Undated photo of Tyler Clementi.AP
Dharun Ravi, pictured above, could get up to 10 years for each of two second-degree bias intimidation charges in a case that became renowned because his roommate, Tyler Clementi, committed suicide days after the spying.AP
NEW BRUNSWICK, N.J. -- A former Rutgers student accused of using a webcam to spy on his roommate's same-sex encounter pleaded not guilty Monday to 15 charges including bias intimidation, invasion of privacy and evidence tampering.
It was the first court appearance for 19-year-old Dharun Ravi, the main suspect in the crimes allegedly committed against Tyler Clementi, a fellow Rutgers freshman who killed himself days after the alleged spying.
His death sparked a nationwide conversation about bullying against young gays.
Ravi, of Plainsboro, was silent throughout the court appearance, which lasted less than 10 minutes. Clementi's parents and brother sat in the back of the courtroom for the brief hearing.
Ravi wore a dark suit and appeared to bite his lower lip as a chorus of cameras clicked his photo.
Lawyer Steven Altman entered a not guilty plea for Ravi and waived having the indictment against him read in court.
Authorities say the case began in early August, when Ravi learned who he'd be rooming with in his first year at Rutgers.
Soon after that, he posted a message on his Twitter account: "Found out my roommate is gay," and linked to a thread that Clementi is believed to have posted on a gay community chat room.
Then on Sept. 19, according to Twitter archives stored by Google, he tweeted again: "Roommate asked for the room till midnight. I went into molly's room and turned on my webcam. I saw him making out with a dude.
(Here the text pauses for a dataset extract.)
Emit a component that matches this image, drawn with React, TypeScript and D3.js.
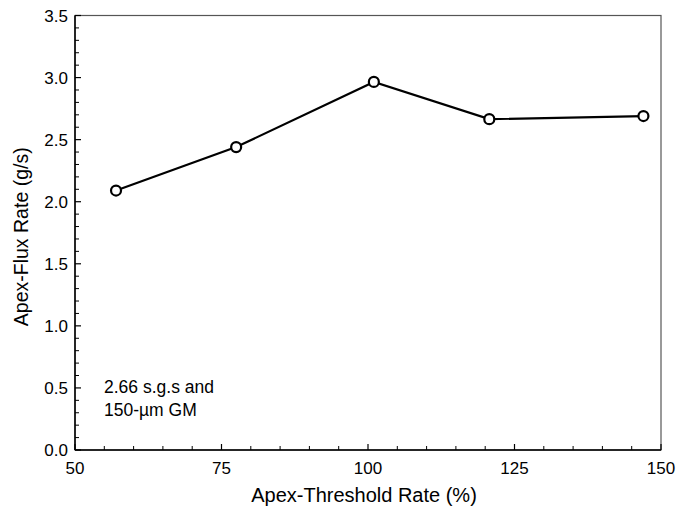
import React from 'react';
import * as d3 from 'd3';

const thresholdRate = [57, 77.5, 101, 120.7, 147];
const fluxRate = [2.09, 2.44, 2.965, 2.665, 2.69];
const xTicks = [50, 75, 100, 125, 150];
const yTicks = [0, 0.5, 1, 1.5, 2, 2.5, 3, 3.5];
const noteLines = ['2.66 s.g.s and', '150-\u00b5m GM'];

const width = 680;
const height = 507;
const margin = { top: 15.5, right: 19, bottom: 57, left: 75 };
const font = '"Liberation Sans", Arial, Helvetica, sans-serif';

export default function App() {
  const x = d3.scaleLinear().domain([50, 150]).range([margin.left, width - margin.right]);
  const y = d3.scaleLinear().domain([0, 3.5]).range([height - margin.bottom, margin.top]);

  const pts = thresholdRate.map((t, i) => ({ t, f: fluxRate[i] }));
  const line = d3.line<{ t: number; f: number }>().x(d => x(d.t)).y(d => y(d.f));

  // minor ticks: every 5 on x, every 0.1 on y
  const xMinor = d3.range(50, 150.01, 5).filter(v => v % 25 !== 0);
  const yMinor = d3.range(0, 36).map(v => v / 10).filter(v => Math.round(v * 10) % 5 !== 0);

  const x0 = x(50), x1 = x(150), y0 = y(0), y1 = y(3.5);

  return (
    <svg width={width} height={height} style={{ position: 'absolute', left: 0, top: 0 }} fontFamily={font}>
      <rect width={width} height={height} fill="#fff" />
      {/* frame */}
      <rect x={x0} y={y1} width={x1 - x0} height={y0 - y1} fill="none" stroke="#555" strokeWidth={1.2} />
      <line x1={x0} x2={x1} y1={y0} y2={y0} stroke="#000" strokeWidth={1.5} />
      <line x1={x0} x2={x0} y1={y0} y2={y1} stroke="#000" strokeWidth={1.5} />

      {/* ticks */}
      {xTicks.map(v => (
        <g key={'xt' + v}>
          <line x1={x(v)} x2={x(v)} y1={y0} y2={y0 - 6} stroke="#000" strokeWidth={1.2} />
          <text x={x(v)} y={y0 + 23.5} textAnchor="middle" fontSize={17}>{v}</text>
        </g>
      ))}
      {xMinor.map(v => (
        <line key={'xm' + v} x1={x(v)} x2={x(v)} y1={y0} y2={y0 - 4} stroke="#000" strokeWidth={1} />
      ))}
      {yTicks.map(v => (
        <g key={'yt' + v}>
          <line x1={x0} x2={x0 + 6} y1={y(v)} y2={y(v)} stroke="#000" strokeWidth={1.2} />
          <text x={x0 - 7} y={y(v) + 6} textAnchor="end" fontSize={17}>{v.toFixed(1)}</text>
        </g>
      ))}
      {yMinor.map(v => (
        <line key={'ym' + v} x1={x0} x2={x0 + 4} y1={y(v)} y2={y(v)} stroke="#000" strokeWidth={1} />
      ))}

      {/* data */}
      <path d={line(pts) || ''} fill="none" stroke="#000" strokeWidth={2.2} />
      {pts.map((p, i) => (
        <circle key={i} cx={x(p.t)} cy={y(p.f)} r={5} fill="#fff" stroke="#000" strokeWidth={2.2} />
      ))}

      {/* note */}
      {noteLines.map((s, i) => (
        <text key={i} x={104} y={393 + i * 23} fontSize={17.5}>{s}</text>
      ))}

      {/* axis titles */}
      <text x={(x0 + x1) / 2 - 4} y={502} textAnchor="middle" fontSize={20}>Apex-Threshold Rate (%)</text>
      <text transform={`translate(28,${(y0 + y1) / 2 + 4}) rotate(-90)`} textAnchor="middle" fontSize={19.5}>Apex-Flux Rate (g/s)</text>
    </svg>
  );
}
Yay."
Authorities say that was the night Ravi used the webcam to spy on his roommate -- and that he tried to do it again two nights later.
Clementi, an 18-year-old violinist, killed himself Sept. 22 by jumping off the George Washington Bridge.
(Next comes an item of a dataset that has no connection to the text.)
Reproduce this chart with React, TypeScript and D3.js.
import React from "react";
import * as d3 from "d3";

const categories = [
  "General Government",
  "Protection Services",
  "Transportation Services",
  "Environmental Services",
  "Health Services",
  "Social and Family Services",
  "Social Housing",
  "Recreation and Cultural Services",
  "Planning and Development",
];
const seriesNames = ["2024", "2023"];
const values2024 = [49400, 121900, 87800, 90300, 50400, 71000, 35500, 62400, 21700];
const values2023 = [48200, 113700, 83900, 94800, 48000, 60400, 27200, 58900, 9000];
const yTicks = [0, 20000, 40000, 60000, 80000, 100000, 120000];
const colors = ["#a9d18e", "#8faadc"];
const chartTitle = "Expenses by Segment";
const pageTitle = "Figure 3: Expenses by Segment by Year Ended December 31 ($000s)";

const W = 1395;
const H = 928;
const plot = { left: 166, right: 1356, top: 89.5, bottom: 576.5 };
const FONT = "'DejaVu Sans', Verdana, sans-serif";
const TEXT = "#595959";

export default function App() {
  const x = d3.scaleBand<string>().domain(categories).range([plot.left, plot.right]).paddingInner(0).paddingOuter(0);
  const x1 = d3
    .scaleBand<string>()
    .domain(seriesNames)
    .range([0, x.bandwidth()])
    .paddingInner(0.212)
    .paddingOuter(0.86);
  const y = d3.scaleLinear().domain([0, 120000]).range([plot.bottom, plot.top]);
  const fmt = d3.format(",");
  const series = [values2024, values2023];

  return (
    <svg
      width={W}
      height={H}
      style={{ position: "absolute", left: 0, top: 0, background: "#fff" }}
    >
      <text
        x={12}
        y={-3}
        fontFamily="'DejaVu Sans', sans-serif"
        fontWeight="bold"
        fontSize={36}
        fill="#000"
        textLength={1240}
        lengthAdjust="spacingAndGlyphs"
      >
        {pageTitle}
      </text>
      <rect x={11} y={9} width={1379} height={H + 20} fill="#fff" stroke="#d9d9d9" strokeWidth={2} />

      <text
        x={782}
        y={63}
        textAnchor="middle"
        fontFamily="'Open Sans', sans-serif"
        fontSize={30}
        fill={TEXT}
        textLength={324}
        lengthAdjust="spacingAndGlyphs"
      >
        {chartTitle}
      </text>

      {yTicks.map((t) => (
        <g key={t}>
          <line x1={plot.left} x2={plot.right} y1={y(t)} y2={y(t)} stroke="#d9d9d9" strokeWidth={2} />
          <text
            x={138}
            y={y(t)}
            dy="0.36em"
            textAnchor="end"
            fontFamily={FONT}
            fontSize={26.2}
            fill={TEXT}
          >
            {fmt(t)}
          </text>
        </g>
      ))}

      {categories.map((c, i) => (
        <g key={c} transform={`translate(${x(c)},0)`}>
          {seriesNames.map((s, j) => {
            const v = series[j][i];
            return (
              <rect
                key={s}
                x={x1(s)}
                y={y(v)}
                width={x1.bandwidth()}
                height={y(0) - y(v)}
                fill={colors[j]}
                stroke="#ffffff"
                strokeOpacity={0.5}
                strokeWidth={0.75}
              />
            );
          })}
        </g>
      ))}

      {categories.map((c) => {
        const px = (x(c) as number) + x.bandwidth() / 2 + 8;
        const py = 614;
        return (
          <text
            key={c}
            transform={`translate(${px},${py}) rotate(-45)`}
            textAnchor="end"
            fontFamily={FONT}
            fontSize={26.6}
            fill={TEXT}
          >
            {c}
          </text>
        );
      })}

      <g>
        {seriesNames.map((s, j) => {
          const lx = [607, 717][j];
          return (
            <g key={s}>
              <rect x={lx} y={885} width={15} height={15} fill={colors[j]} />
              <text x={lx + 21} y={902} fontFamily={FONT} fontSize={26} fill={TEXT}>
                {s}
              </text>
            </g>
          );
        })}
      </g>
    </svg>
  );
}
Prosecutors say that Ravi deleted Twitter and text messages to cover up the alleged crimes.
The most serious charges he faces are bias intimidation, which can be punished by up to 10 years in prison. To be found guilty of that crime, a jury would have to be persuaded that Clementi believed he was being targeted because he was gay.
Ravi's lawyer, Altman, said he's starting to make his way through the evidence prosecutors have provided him, including 88 computer disks of material, 1,600 pages of documents and a list of 125 possible witnesses.
Altman said he would hire an expert and possibly an investigator to interview witnesses.
Judge Glenn Berman scheduled a status conference on the case for July 25, with lawyers for Ravi and the Middlesex County Prosecutor's to exchange evidence before then.
One of the witnesses is Molly Wei, who is also charged with invasion of privacy in the case. Earlier this month, she was accepted into a pretrial intervention program. Charges against her will be dropped in three years if she meets a series of conditions, including cooperating with investigators.
Her lawyer says she's been cooperating since the beginning.
Clementi's father read a short statement after the hearing: "Our family is grateful for the active work of the prosecutor's office in this case," he said. "We are eager to see the criminal justice process move forward."